I've been reading Walt Whitman: A Life, by Justin Kaplan.
Curious about the author, I googled him and was soon reading this New York Times obituary. I didn't know it, but besides his book on Whitman, Kaplan wrote two other biographies, of Mark Twain and Lincoln Steffens, and it seems that the Twain one, especially, is very highly esteemed: after its publication, in 1966, it won both the National Book Award and the Pulitzer Prize. It starts when Twain is 31, never discusses his birth, and dispenses with the boring genealogical details that one might have thought were required of biographers by worldwide statute. The Whitman biography starts even farther ahead in the subject's life:
In the spring of 1884 the poet Walt Whitman bought a house in the unlovely city of Camden, New Jersey, and at the age of sixty-five slept under his own roof for the first time in his life.
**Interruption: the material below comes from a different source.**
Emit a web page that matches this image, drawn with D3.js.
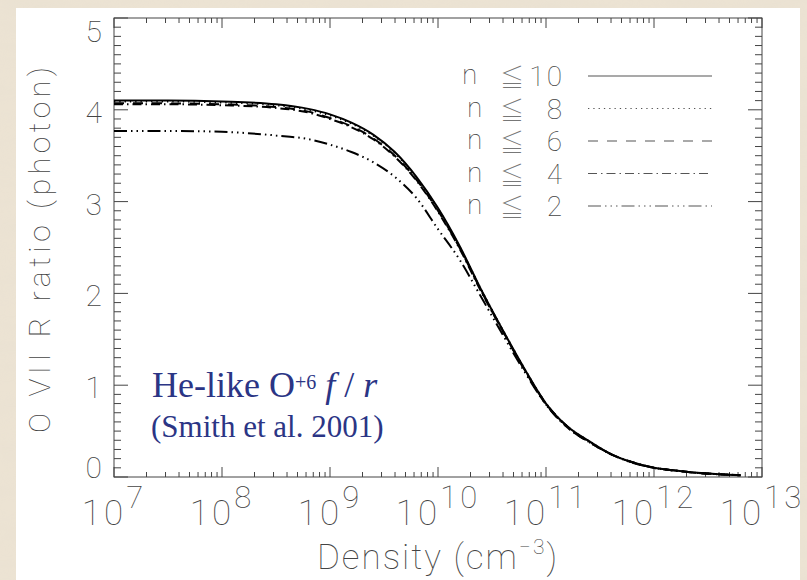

In his later life, Kaplan edited a new Bartlett's Quotations (1992), a task that, according to the obituary, "entailed vast learning and wide reading, both of which he had, as well as an immense circle of associates willing to scare up quotations, which he also had." He cut thousands of quotations on the ground that he "didn't care for withered flowers of poesy" and wouldn't suffer "platitudes, empty pieties, self-evident propositions, commencement oratory, or anything that sounds as though it might have come from the insides of a fortune cookie." These were replaced by the witticisms of such figures as Woody Allen, Jimi Hendrix, and Erica Jong. Conservatives complained, more particularly on the ground that Ronald Reagan, with just a few quotations, was under represented-- to which Kaplan, a self-described liberal, retorted that he'd given Reagan more than his due.
Well, he seems like my kind of fellow, and having a bit of a feel for his life I'm looking forward to the rest of his Whitman.